Contre les maux de ventre, la toux, pour la solidification des os ou la dentition de leurs nourrissons, des jeunes parents n’hésitent pas à se tourner vers la pédiatrie traditionnelle. Dans les marchés et yaars de la capitale burkinabè, des consultations et prescriptions se font sous des hangars.
Une poudre noire, des racines d’arbre d’une couleur rougeâtre, des feuilles mortes attachées avec une ficelle. Cette composition est destinée à la protection du bébé d’Odette Ouédraogo, 30 ans. Son bébé, âgé d’environ 5 mois au dos, elle écoute attentivement la prescription de la vendeuse Abibata Sawadogo à Nabi Yaar, en face du centre de santé Saint-Camille de Ouagadougou. Depuis une semaine, le nouveau-né souffre d’une diarrhée chronique. « Nous avons été en consultation au dispensaire. J’ai payé les produits mais il continue de faire la diarrhée. Il pleure beaucoup et nous ne dormons pas la nuit », explique la jeune mère visiblement tourmentée.
Après une petite séance de consultation qui a consisté à toucher le ventre du bébé, une solution semble être trouvée. « Il faudra bouillir l’ensemble des feuilles dans une marmite en terre pendant au moins 3h. Tu ajoutes et mélanges ensuite la poudre noire et tu purges l’enfant deux fois par jour. Tu lui donnes aussi à boire », recommande Abibata à sa cliente.

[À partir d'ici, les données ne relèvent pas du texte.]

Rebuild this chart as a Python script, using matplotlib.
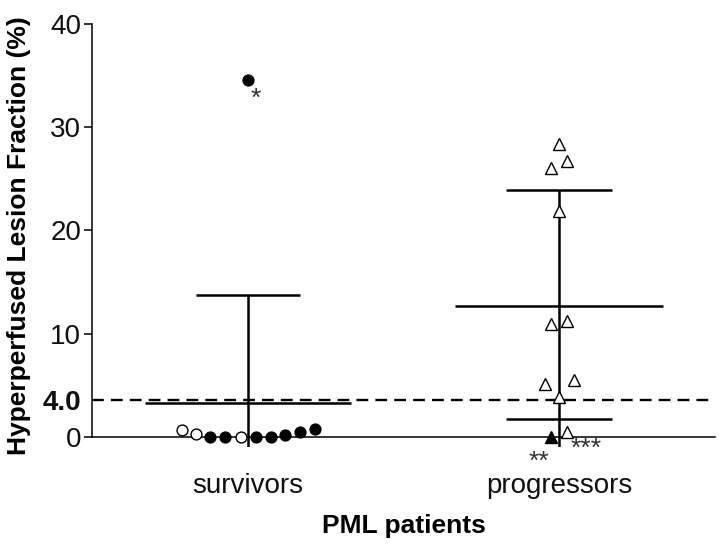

Odette a opté pour la pédiatrie traditionnelle dans l’espoir que son enfant recouvre la santé. C’est le cas de beaucoup d’autres jeunes mamans. Le rayon de la médecine traditionnelle au marché de Nabi Yaar ne désemplie pas. Près d’une dizaine de magasins sont tous occupés par des personnes du 3e âge. Ce sont, en effet, elles, qui consultent les bébés. « Moi je vends les médicaments et ma maman fait la consultation », explique Abibata. « Le regard et le touché peuvent suffire à détecter le mal dont souffrent les nouveau-nés » explique l’octogénaire Lizéta Kouanda. Les yeux, l’anus, la bouche, la dent, le ventre, la fontanelle, le nombril et même la peau sont des parties du corps scrutées pour détecter les maladies des enfants selon la praticienne de la médecine traditionnelle. A en croire Lizéta Kouanda et d’autres vieilles certaines maladies des enfants ne peuvent être traitées que par les feuilles et racines d’arbres.
Djénèba Kiékiéta, 32 ans, mère de trois enfants est également une fidèle de la pédiatrie traditionnelle. « Moi j’accouche juste à l’hôpital. Le reste, ce sont les feuilles et les racines qui soignent mes enfants et je ne regrette pas », affirme-t-elle. Elle justifie son choix par le coût très accessible de ces médicaments. « Si tu as trop dépensé, c’est 600 FCFA et la santé du bébé est assurée », se convainc-t-elle.
De la nécessité d’un encadrement
En Afrique, jusqu’à 80 % de la population a recours à la médecine traditionnelle, reconnait Michel Meukeu, pédiatre. Pour lui, des parents optent pour la pédiatrie traditionnelle pour deux raisons : l’accessibilité par rapport à certains médicaments essentiels et le coût élevé des médicaments essentiels.
La pédiatrie traditionnelle peut être recommandée si et seulement si elle est encadrée selon Michel Meukeu, car dit-il : « des risques existent surtout lorsque son utilisation ne respecte pas un certain nombre de mesures ». L’absence de réglementation ou la mauvaise utilisation de certains remèdes peut avoir des effets nuisibles, voire dangereux pour les populations, encore plus pour les bébés.
Toutefois, préconise-t-il : « Étant donné le peu de données scientifiques sur l’innocuité et l’efficacité de la médecine traditionnelle et de la médecine complémentaire et parallèle et pour d’autres raisons aussi, il est important pour les populations de se rendre dans les centres de santé en cas de maladie, en attendant que les pays rassemblent des faits normalisés sur ce type de soins et les intègrent dans leurs systèmes ».